Ulisse Mini11 Nov 2023 19:10 UTC

25 points

In John’s recent post he mentions many people in ML not having good gears level models of what’s going on.

To wit; what gears-level models do you know for ML? How much support is there for them? Are there “settled science” kind models that have tons of empirical support?

What gears-level models informed the people who made major AI advancements? Is there a list, or writing about this somewhere?

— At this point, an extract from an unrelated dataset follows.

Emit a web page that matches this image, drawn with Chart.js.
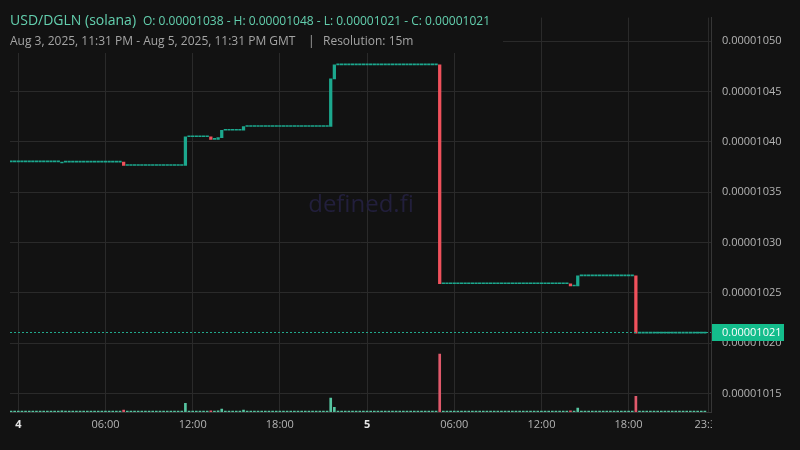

Ulisse Mini11 Nov 2023 19:10 UTC

25 points

4 comments1 min readLW link

Ulisse Mini 12 Nov 2023 19:26 UTC
2 points
0
Answering my own question, a list of theories I have yet to study that may yield significant insight:
- Theory of Heavy-Tailed Self-Regularization (https://weightwatcher.ai/)
- Singular learning theory
- Neural tangent kernels et. al. (deep learning theory book)
- Information theory of deep learning

Thomas Kwa 12 Nov 2023 21:01 UTC
6 points
4
Remember that a gears-level model is an explanation of some particular phenomenon that is solid enough to causally intervene on, not an understanding of everything to do with ML. I feel like you don’t need to have the latter to make useful alignment progress. John gives the example of Bengio and vanishing gradients; Bengio didn’t need to understand every important phenomenon relevant to ML to form the gears-level model, nor did he go beyond this narrow gears-level model when writing the unitary evolution paper. With this in mind, I think the gears-level models required to make alignment progress can be very specific to the area and maybe not very enlightening to write in a big list. With 1000 papers trying to solve 100 different problems, my guess is you’d have 10 different theories of the dynamics of machine learning, and 300 different models of the problems, and the latter would be at least as important to the success of the papers.
[deactivated] 11 Nov 2023 19:32 UTC
5 points
4
I’m confused by the question. It seems incredibly broad and general. Are you asking about neural network architectures like convolutional neural networks or transformers?
- tailcalled 12 Nov 2023 9:05 UTC
  2 points
  0
  Parent
  It is broad. The OP’s link includes a mention of e.g. gradient explosion/death, for instance.